[Code that draws figures]
* Begin *
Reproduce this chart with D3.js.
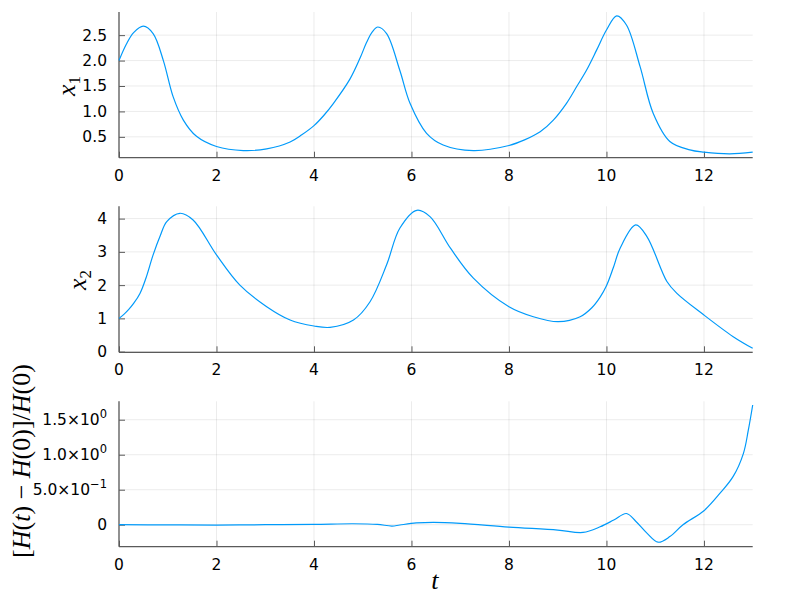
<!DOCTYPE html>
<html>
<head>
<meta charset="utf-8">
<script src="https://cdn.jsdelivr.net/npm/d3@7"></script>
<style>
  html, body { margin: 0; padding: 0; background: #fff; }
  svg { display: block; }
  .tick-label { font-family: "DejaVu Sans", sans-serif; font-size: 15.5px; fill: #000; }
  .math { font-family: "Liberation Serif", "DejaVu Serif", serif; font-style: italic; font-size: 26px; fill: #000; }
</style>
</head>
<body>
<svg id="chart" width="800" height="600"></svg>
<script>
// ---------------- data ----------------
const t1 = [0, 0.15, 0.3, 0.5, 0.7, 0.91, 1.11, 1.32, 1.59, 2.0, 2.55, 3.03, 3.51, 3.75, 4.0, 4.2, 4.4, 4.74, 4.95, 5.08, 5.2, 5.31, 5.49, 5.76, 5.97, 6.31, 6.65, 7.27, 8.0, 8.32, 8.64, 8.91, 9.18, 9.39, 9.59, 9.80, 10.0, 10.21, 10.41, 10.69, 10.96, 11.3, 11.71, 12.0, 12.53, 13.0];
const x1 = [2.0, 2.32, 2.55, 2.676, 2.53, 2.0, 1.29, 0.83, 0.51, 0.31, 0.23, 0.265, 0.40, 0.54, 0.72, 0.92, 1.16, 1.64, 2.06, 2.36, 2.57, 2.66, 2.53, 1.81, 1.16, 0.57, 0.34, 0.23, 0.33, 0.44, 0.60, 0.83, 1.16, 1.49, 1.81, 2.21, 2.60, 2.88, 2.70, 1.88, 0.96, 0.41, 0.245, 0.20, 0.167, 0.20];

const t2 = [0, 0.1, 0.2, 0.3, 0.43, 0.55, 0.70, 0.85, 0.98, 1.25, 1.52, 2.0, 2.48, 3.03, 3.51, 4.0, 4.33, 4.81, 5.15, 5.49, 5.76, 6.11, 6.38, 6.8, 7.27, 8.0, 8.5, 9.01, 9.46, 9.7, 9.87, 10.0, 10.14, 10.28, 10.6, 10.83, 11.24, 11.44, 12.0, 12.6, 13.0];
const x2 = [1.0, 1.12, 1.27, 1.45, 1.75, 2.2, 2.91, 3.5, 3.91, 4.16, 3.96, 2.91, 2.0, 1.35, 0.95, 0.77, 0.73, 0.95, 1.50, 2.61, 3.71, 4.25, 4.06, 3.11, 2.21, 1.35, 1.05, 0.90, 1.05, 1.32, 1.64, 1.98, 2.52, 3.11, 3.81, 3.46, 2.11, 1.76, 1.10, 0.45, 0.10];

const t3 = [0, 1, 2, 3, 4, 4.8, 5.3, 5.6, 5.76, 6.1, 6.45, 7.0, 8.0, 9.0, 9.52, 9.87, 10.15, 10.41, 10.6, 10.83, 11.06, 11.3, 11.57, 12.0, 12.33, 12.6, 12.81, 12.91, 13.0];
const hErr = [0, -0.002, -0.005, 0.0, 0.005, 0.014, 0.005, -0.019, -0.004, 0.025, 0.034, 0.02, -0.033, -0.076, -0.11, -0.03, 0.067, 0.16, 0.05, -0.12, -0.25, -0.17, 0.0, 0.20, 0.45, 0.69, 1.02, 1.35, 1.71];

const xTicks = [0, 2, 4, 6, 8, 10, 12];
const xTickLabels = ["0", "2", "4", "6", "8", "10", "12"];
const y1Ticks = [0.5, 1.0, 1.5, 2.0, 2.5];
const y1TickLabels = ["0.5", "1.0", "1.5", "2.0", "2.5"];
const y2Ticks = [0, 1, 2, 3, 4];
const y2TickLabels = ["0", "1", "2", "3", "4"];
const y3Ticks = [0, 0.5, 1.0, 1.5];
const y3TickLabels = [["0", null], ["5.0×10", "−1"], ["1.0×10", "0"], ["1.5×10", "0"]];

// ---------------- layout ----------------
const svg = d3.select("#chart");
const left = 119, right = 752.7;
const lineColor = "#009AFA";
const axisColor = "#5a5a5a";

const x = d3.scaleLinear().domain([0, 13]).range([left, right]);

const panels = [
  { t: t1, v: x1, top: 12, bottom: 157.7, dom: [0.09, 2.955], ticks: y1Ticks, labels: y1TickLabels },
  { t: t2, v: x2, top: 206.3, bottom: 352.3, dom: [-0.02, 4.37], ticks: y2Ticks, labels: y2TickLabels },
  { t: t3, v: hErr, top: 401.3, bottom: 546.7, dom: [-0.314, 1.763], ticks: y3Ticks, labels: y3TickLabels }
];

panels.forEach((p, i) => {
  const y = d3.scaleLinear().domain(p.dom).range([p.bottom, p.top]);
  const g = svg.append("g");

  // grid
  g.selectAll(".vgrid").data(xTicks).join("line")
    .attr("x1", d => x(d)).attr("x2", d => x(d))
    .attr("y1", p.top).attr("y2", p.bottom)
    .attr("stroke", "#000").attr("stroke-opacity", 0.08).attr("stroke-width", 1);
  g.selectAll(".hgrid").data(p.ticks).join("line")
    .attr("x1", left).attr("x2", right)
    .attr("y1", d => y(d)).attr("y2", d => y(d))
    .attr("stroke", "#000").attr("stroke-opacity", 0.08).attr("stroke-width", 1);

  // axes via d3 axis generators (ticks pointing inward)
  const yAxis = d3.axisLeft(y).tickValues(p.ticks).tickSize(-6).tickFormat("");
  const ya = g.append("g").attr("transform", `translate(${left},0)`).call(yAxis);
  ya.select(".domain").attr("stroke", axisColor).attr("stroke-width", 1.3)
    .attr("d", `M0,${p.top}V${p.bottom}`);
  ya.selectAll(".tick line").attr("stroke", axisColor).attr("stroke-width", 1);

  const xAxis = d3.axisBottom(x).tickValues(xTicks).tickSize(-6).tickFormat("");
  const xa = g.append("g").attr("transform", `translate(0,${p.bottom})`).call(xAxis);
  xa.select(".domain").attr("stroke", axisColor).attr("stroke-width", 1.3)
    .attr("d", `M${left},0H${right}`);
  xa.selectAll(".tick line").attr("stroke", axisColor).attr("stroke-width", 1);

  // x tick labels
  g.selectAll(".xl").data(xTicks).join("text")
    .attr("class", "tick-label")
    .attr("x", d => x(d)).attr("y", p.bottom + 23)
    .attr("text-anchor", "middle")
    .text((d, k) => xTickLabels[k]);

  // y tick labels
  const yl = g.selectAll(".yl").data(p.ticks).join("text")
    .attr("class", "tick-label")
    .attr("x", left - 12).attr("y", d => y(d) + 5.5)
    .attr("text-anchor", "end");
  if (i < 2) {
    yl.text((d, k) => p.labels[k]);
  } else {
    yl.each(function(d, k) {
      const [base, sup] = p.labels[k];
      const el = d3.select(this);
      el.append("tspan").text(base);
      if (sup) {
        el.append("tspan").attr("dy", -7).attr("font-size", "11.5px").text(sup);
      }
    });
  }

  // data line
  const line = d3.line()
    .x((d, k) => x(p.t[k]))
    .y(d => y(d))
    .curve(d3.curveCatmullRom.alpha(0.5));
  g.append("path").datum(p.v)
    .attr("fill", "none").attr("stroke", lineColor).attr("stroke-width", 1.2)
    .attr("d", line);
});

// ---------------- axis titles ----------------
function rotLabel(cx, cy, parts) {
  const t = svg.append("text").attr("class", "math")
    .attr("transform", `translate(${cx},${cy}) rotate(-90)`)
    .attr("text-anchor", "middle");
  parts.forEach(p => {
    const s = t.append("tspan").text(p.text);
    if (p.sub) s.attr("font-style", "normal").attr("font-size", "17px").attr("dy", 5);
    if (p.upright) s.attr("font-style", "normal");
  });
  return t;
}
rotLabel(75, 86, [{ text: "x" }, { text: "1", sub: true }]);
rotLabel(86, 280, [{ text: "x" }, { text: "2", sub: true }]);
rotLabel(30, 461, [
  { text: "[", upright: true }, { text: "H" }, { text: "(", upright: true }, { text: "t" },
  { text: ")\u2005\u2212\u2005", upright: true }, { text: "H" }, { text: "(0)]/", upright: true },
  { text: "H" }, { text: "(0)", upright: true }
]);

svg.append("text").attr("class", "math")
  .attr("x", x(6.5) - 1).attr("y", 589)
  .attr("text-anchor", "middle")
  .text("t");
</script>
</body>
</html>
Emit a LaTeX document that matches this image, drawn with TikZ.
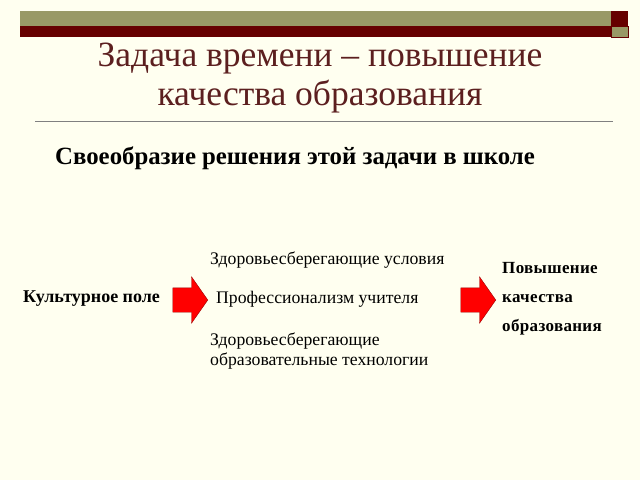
* End *
EXERCISE PROMPT →
Determine how many lines of the data contain "with" and give nothing but that number.

THE ANSWER →
2